Watch Network Traffic in Mac OS X via Command Line with nettop
Mac OS X includes an excellent command line network utility called “nettop” that allows users to monitor all network activity, traffic, and routes from a Mac to the outside world, both through local (LAN) and wide area (WAN) connections. If you’re unfamiliar with networking tools like this, you can think of nettop as a network centric task manager, displaying active networking connections, sockets and routes, their respective names and process id, the state of the connection and whether the connection is established, waiting, or listening, and information about individual process data transfer. It’s a bit like the standard ‘top’ and ‘htop’ commands which show process and resource information, but rather than showing CPU and RAM usage, it will show live network transfer information like packets sent and received, packet size, and total data transferred.
nettop has a wide variety of uses, but it can be particularly helpful when trying to determine what is using the Macs internet connection and networking interfaces, what is communicating with what and how much data is being transferred, and it’s also just a great utility for network troubleshooting. Command line tools aren’t for everyone though, and for users who would like to view similar network information in a more traditional OS X app format, the free Mac app Private Eye is an excellent GUI tool that provides similar information.
Using nettop to Monitor Network Traffic & Connections
Getting started with nettop is easy enough. Open Terminal from /Applications/Utilities, and at the command prompt, type “nettop” to immediately see active network connections and traffic:
Use the down arrow key to scroll down and you’ll soon start to identify processes that you’ll recognize by name, coinciding with apps or processes that are currently in use.
For example, you may see an active SSH connection along with the IP you are connected to, and things are particularly busy when you come across web browsers like Safari or Chrome, especially if you’re on a webpage with AJAX, ads, or cookies, because nettop will show you all communication going on between the browser and the remote servers.
To see the most amount of information, you’ll want to increase the size of the window as large as possible, hit the green maximize button and consider decreasing the font size of the terminal window if you can’t see all that you want to. Hitting the “p” button to put the output displayed by nettop into human readable format is also very helpful for most of us.
Once in nettop you can adjust the output a bit to see more or less information for specific processes and their network communications. Basic nettop commands are:
- p – changes to and from human readable format (i.e.: kilobytes and megabytes rather than pure byte count)

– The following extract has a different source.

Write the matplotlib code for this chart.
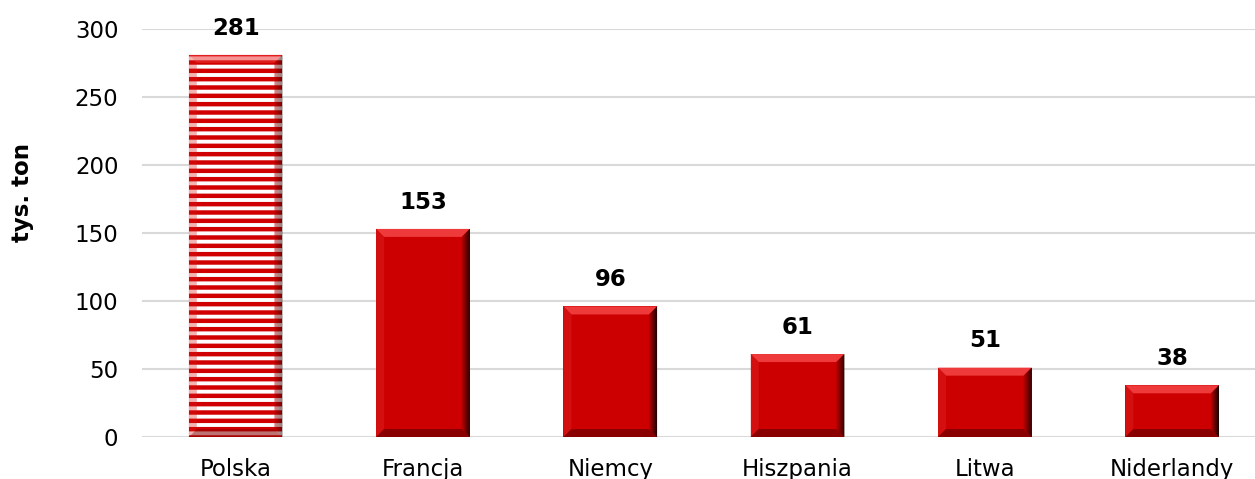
import matplotlib
matplotlib.use("Agg")
import matplotlib.pyplot as plt
from matplotlib.patches import Polygon

categories = ["Polska", "Francja", "Niemcy", "Hiszpania", "Litwa", "Niderlandy"]
values = [281, 153, 96, 61, 51, 38]
yticks = [0, 50, 100, 150, 200, 250, 300]

plt.rcParams['font.family'] = ['DejaVu Sans']
plt.rcParams['hatch.linewidth'] = 3.2
plt.rcParams['hatch.color'] = '#d00000'

W, H = 1255, 479
fig = plt.figure(figsize=(W / 100, H / 100), dpi=100)
ax_left, ax_right = 142, 1255
ax_bottom, ax_top = 42, 450
ax = fig.add_axes([ax_left / W, ax_bottom / H, (ax_right - ax_left) / W, (ax_top - ax_bottom) / H])

x = list(range(len(categories)))
spacing_px = 187.3
xmin = -0.5
xmax = xmin + (ax_right - ax_left) / spacing_px
ax.set_xlim(xmin, xmax)
ax.set_ylim(0, 300)
ax.set_yticks(yticks)
ax.yaxis.grid(True, color='#d9d9d9', linewidth=1.5)
ax.set_axisbelow(True)
for s in ax.spines.values():
    s.set_visible(False)
ax.tick_params(axis='both', length=0, labelsize=16.5, colors='black')
ax.tick_params(axis='y', pad=17)
ax.tick_params(axis='x', pad=15)
ax.set_xticks(x)
ax.set_xticklabels(categories)
ax.set_ylabel("tys. ton", fontsize=16.5, fontweight='bold')
ax.yaxis.set_label_coords(-0.097, 0.60)

bw = 0.5
for i, v in enumerate(values):
    if i == 0:
        ax.bar(i, v, width=bw, color='white', hatch='--', edgecolor='#d00000', linewidth=0, zorder=2)
    else:
        ax.bar(i, v, width=bw, color='#cc0000', linewidth=0, zorder=2)

# bevel
px_x = (xmax - xmin) / (ax_right - ax_left)
px_y = 300 / (ax_top - ax_bottom)
bev = 8
for i, v in enumerate(values):
    x0, x1 = i - bw / 2, i + bw / 2
    y0, y1 = 0, v
    dx, dy = bev * px_x, bev * px_y
    a = 0.55 if i == 0 else 1.0
    top = Polygon([(x0, y1), (x1, y1), (x1 - dx, y1 - dy), (x0 + dx, y1 - dy)], closed=True,
                  facecolor='#ee3a3a', edgecolor='none', alpha=a, zorder=3)
    left = Polygon([(x0, y1), (x0 + dx, y1 - dy), (x0 + dx, y0 + dy), (x0, y0)], closed=True,
                   facecolor='#d81a1a', edgecolor='none', alpha=a * 0.6, zorder=3)
    bottom = Polygon([(x0, y0), (x0 + dx, y0 + dy), (x1 - dx, y0 + dy), (x1, y0)], closed=True,
                     facecolor='#8a0000', edgecolor='none', alpha=a, zorder=3)
    ax.add_patch(top)
    ax.add_patch(left)
    ax.add_patch(bottom)
    n = 8
    cols = ['#b00000', '#9a0000', '#850000', '#700000', '#5a0000', '#450000', '#300000', '#1a0000']
    for k in range(n):
        xa = x1 - dx + k * dx / n
        xb = x1 - dx + (k + 1) * dx / n
        ya_t = y1 - dy + k * dy / n
        yb_t = y1 - dy + (k + 1) * dy / n
        ya_b = y0 + dy - k * dy / n
        yb_b = y0 + dy - (k + 1) * dy / n
        ax.add_patch(Polygon([(xa, ya_t), (xb, yb_t), (xb, yb_b), (xa, ya_b)], closed=True,
                             facecolor=cols[k], edgecolor='none', alpha=a, zorder=3))
    ax.annotate(str(v), (i, v), xytext=(0, 11), textcoords='offset points',
                ha='center', va='bottom', fontsize=16.5, fontweight='bold', color='black', zorder=5)

fig.savefig("out.png", dpi=100)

- d – show delta count (i.e.: active change in packet count rather than total packets
- Up & Down arrow keys – navigate up and down in the list
- Right & Left arrow keys – expand or collapse specific process or routing groups
- q – quit out of nettop
Formatting is easy to follow, despite what the pasted sample block looks like below:
state packets in bytes in packets out
ssh.83411 5742633 5438 MiB 112280
tcp4 192.168.1.6:64547<->sample.ip.com:30 Established 5742633 5438 MiB 112280
Google Chrome.99481 26448 6934 KiB 18187
tcp4 192.168.1.6:60829<->181.82-static.reverse.ip Established 7 523 B 1
tcp4 192.168.1.6:54495<->ec2-24-41.compute-1.am Established 3253 555 KiB 3099
tcp4 192.168.1.6:51198<->ec2-44-11.compute-1.am Established 3512 796 KiB 1366
tcp4 192.168.1.6:55222<->n415s2-in-f1.jj.net:443 Established 10819 3677 KiB 8917
tcp4 192.168.1.6:52260<->n02-in-f82.55n0.net:443 Established 7981 1866 KiB 3870
tcp4 192.168.1.6:50832<->webaddress-sample.com:80 Established 313 9177 B 310
tcp4 192.168.1.6:65035<->dfdssdfsd.com:80 Established 521 14 KiB 514
You can also use nettop to just view routing table information if you don’t want to see specific sockets and processes
nettop -m route
The routing information will show the connections from hardware to destination IP, for example, you may see en0 (wi-fi) to the local network IP to a remote server, and you will also see loopback information.
Using the -m flag you can also limit nettop to only show TCP or UDP sockets, with nettop -m tcp and nettop -m udp
There are other ways to see similar information from the command line, including lsof, open_ports, and then, branching away from the command line a bit you can use GeekTool with lsof to have a list of live network connections printed directly over the OS X desktop wallpaper.
For the mobile world with iOS, you can find some similar information with the free networking scanning Fing app, it’s quite a bit more limited but still useful enough to have around on the iPhone and iPad.